Back to the mosh pit at that Korn show. As I stood there trying to get photos of Korn rocking out for the story I was gonna end up writing the next day, it all came rushing in on me. Not the raging throng of pit kids, but the realization of how fucking lucky I was. I WAS part of something so much bigger than myself. So was the fat dude who moshed past me smelling like weed. And the hot chick I was hoping would show her tits to Stone Sour. (She didn't. Sad face.) So was the little squirt who was half my size and moshed into me, knocking me on my ass and breaking my glasses. We weren't individuals. We were all part of the same horde. We were all one hand throwing up the Horns. Metal. As. Fuck.

I was overcome by that realization but I wasn't done having my mind blown yet. As I made the 90-minute drive home, so many experiences I'd had with metal came rushing back to mind. All the times screaming along to I Hate by Overkill had kept me going through high school. All the times I'd wanted to kill myself and Killswitch Engage's The Arms of Sorrow had stopped me from doing it. The weeks of misery I felt during the two attempts I made to de-metal myself by boxing up all my music and giving it to friends so I wouldn't be able to listen to it. 
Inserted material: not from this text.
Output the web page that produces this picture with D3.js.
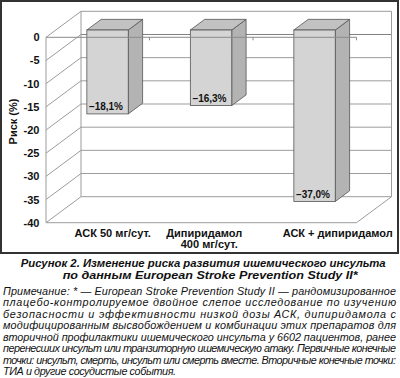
<!DOCTYPE html>
<html><head><meta charset="utf-8">
<script src="https://cdn.jsdelivr.net/npm/d3@7"></script>
<style>
html,body{margin:0;padding:0;background:#fff;}
svg{display:block;}
</style></head>
<body>
<svg id="c" width="400" height="378"></svg>
<script>
// ---- data ----
const categories = ["АСК 50 мг/сут.", "Дипиридамол\n400 мг/сут.", "АСК + дипиридамол"];
const values = [-18.1, -16.3, -37.0];
const yTicks = [0, -5, -10, -15, -20, -25, -30, -35, -40];
const yAxisTitle = "Риск (%)";
const captionLines = ["Рисунок 2. Изменение риска развития ишемического инсульта",
                      "по данным European Stroke Prevention Study II*"];
const noteLines = [
 "Примечание: * — European Stroke Prevention Study II — рандомизированное",
 "плацебо-контролируемое двойное слепое исследование по изучению",
 "безопасности и эффективности низкой дозы АСК, дипиридамола с",
 "модифицированным высвобождением и комбинации этих препаратов для",
 "вторичной профилактики ишемического инсульта у 6602 пациентов, ранее",
 "перенесших инсульт или транзиторную ишемическую атаку. Первичные конечные",
 "точки: инсульт, смерть, инсульт или смерть вместе. Вторичные конечные точки:",
 "ТИА и другие сосудистые события."
];

// ---- layout ----
const FX0 = 46, FX1 = 356.5, DX = 35, DY = -26;
const D0 = 0.28, D1 = 0.69;
const svg = d3.select("#c");
const FONT = "'Liberation Sans', Arial, Helvetica, sans-serif";

const y = d3.scaleLinear().domain([-40, 0]).range([222.7, 37.3]);
const x = d3.scaleBand().domain(categories).range([FX0, FX1]).paddingInner(0.6).paddingOuter(0.3);
const step = x.step();

// frame
svg.append("rect").attr("x", 1).attr("y", 1).attr("width", 397).attr("height", 252)
  .attr("fill", "#fff").attr("stroke", "#333").attr("stroke-width", 2);

const grid = "#9c9c9c";
const g = svg.append("g");
yTicks.forEach(v => {
  g.append("line").attr("x1", FX0 + DX).attr("x2", FX1 + DX)
    .attr("y1", y(v) + DY).attr("y2", y(v) + DY)
    .attr("stroke", v === -5 ? "#808080" : grid).attr("stroke-width", 1);
  g.append("line").attr("x1", FX0).attr("x2", FX0 + DX)
    .attr("y1", y(v)).attr("y2", y(v) + DY)
    .attr("stroke", grid).attr("stroke-width", 1);
});
g.append("line").attr("x1", FX0 + DX).attr("x2", FX0 + DX).attr("y1", y(0) + DY).attr("y2", y(-40) + DY).attr("stroke", grid);
g.append("line").attr("x1", FX1 + DX).attr("x2", FX1 + DX).attr("y1", y(0) + DY).attr("y2", y(-40) + DY).attr("stroke", grid);
g.append("line").attr("x1", FX0).attr("x2", FX0).attr("y1", y(0)).attr("y2", y(-40)).attr("stroke", grid);
g.append("line").attr("x1", FX0).attr("x2", FX1).attr("y1", y(-40)).attr("y2", y(-40)).attr("stroke", grid);
g.append("line").attr("x1", FX1).attr("x2", FX1 + DX).attr("y1", y(-40)).attr("y2", y(-40) + DY).attr("stroke", grid);

// y tick labels
svg.append("g").selectAll("text").data(yTicks).join("text")
  .attr("x", 39.5).attr("y", d => y(d) + 4)
  .attr("text-anchor", "end")
  .attr("font-family", FONT).attr("font-weight", "bold").attr("font-size", 11)
  .attr("fill", "#111")
  .text(d => d === 0 ? "0" : "-" + Math.abs(d));

// y axis title
svg.append("text").attr("transform", "translate(16.5,121.5) rotate(-90)")
  .attr("text-anchor", "middle")
  .attr("font-family", FONT).attr("font-weight", "bold").attr("font-size", 11)
  .attr("fill", "#111").text(yAxisTitle);

// bars
const dd = D1 - D0;
const bars = svg.append("g");
categories.forEach((c, i) => {
  const v = values[i];
  const x0 = x(c) + DX * D0, w = x.bandwidth();
  const yt = y(0) + DY * D0, yb = y(v) + DY * D0;
  const ox = DX * dd, oy = DY * dd;
  bars.append("polygon")
    .attr("points", [[x0 + w, yt], [x0 + w + ox, yt + oy], [x0 + w + ox, yb + oy], [x0 + w, yb]].map(p => p.join(",")).join(" "))
    .attr("fill", "#b3b3b3").attr("stroke", "#555").attr("stroke-width", 0.8).attr("stroke-linejoin", "round");
  bars.append("polygon")
    .attr("points", [[x0, yt], [x0 + w, yt], [x0 + w + ox, yt + oy], [x0 + ox, yt + oy]].map(p => p.join(",")).join(" "))
    .attr("fill", "#c2c2c2").attr("stroke", "#555").attr("stroke-width", 0.8).attr("stroke-linejoin", "round");
  bars.append("rect").attr("x", x0).attr("y", yt).attr("width", w).attr("height", yb - yt)
    .attr("fill", "#d4d4d4").attr("stroke", "#555").attr("stroke-width", 0.8);
});

// category axis at 0 (drawn over bars)
const ax = svg.append("g");
ax.append("line").attr("x1", FX0).attr("x2", FX1).attr("y1", y(0)).attr("y2", y(0))
  .attr("stroke", "#8a8a8a").attr("stroke-width", 1);
d3.range(1, categories.length + 1).forEach(i => {
  const xx = FX0 + i * step;
  ax.append("line").attr("x1", xx).attr("x2", xx).attr("y1", y(0)).attr("y2", y(0) + 3)
    .attr("stroke", "#8a8a8a").attr("stroke-width", 1);
});

// bar value labels
categories.forEach((c, i) => {
  const v = values[i];
  const x0 = x(c) + DX * D0, w = x.bandwidth();
  const yb = y(v) + DY * D0;
  svg.append("text").attr("x", x0 + w / 2 - 1.5).attr("y", yb - 3.5)
    .attr("text-anchor", "middle")
    .attr("font-family", FONT).attr("font-weight", "bold").attr("font-size", 10)
    .attr("fill", "#111")
    .text("–" + Math.abs(v).toFixed(1).replace(".", ",") + "%");
});

// category labels
const labelShift = [15, 3, 33];
categories.forEach((c, i) => {
  const cx = x(c) + x.bandwidth() / 2 + labelShift[i];
  const t = svg.append("text").attr("text-anchor", "middle")
    .attr("font-family", FONT).attr("font-weight", "bold").attr("font-size", 11)
    .attr("fill", "#111");
  c.split("\n").forEach((ln, k) => {
    t.append("tspan").attr("x", cx + (k ? 5 : 0)).attr("y", 236.5 + k * 11.5).text(ln);
  });
});

// caption
const capX = [20.7, 62.7], capW = [365, 295], capY = [266.5, 279];
captionLines.forEach((ln, i) => {
  svg.append("text").attr("x", capX[i]).attr("y", capY[i])
    .attr("textLength", capW[i]).attr("lengthAdjust", "spacingAndGlyphs")
    .attr("font-family", FONT).attr("font-weight", "bold").attr("font-style", "italic")
    .attr("font-size", 11.5).attr("fill", "#111").text(ln);
});

// note
noteLines.forEach((ln, i) => {
  const last = i === noteLines.length - 1;
  svg.append("text").attr("x", 3).attr("y", 294.5 + i * 11.55)
    .attr("textLength", last ? 173 : 393).attr("lengthAdjust", "spacing")
    .attr("font-family", FONT).attr("font-style", "italic")
    .attr("font-size", 10.8).attr("fill", "#111").text(ln);
});
</script>
</body></html>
I remembered how metal made me feel validated and like someone out there knew how I felt. I remembered how much fun it was to drive around Rexburg yelling Body Count lyrics at rednecks. But most of all, I remembered that when everyone else I knew thought I was a worthless sack of shit, metal didn't. Metal accepted me for me, as fucking hopeless as I might have been. It might be weird to anthropomorphize a music genre, but I can't help it. Whenever I've needed someone and everyone else seems to have given up on me, metal is still like "Yo. Wanna hang out?" That means EVERYTHING to me.

And since that stuff was what I was looking for but didn't get from my church experience, I came to the conclusion that going to church served no purpose for me. Why continue to try to be part of a group that didn't want me? Why continue to bang my head up against that fucking wall without ever making progress? Why do I need church when I get everything I needed from the church from my music? The short answer: I don't.

One of the shittiest things about COVID is that concerts and the like have been canceled. Thankfully, a lot of bands have turned to the internet to keep giving us live music experiences, or at least as close to the live music experience as we can get without risking spreading the disease (lolz... any Anthrax fans?) and possibly decimating the metal community. But I can't wait to get back to where I belong, at a show, letting the big guitars and explosive percussion wash over me, throwing up the horns until my arms ache and screaming myself hoarse. Metal is my church now. It's the only church I will ever need.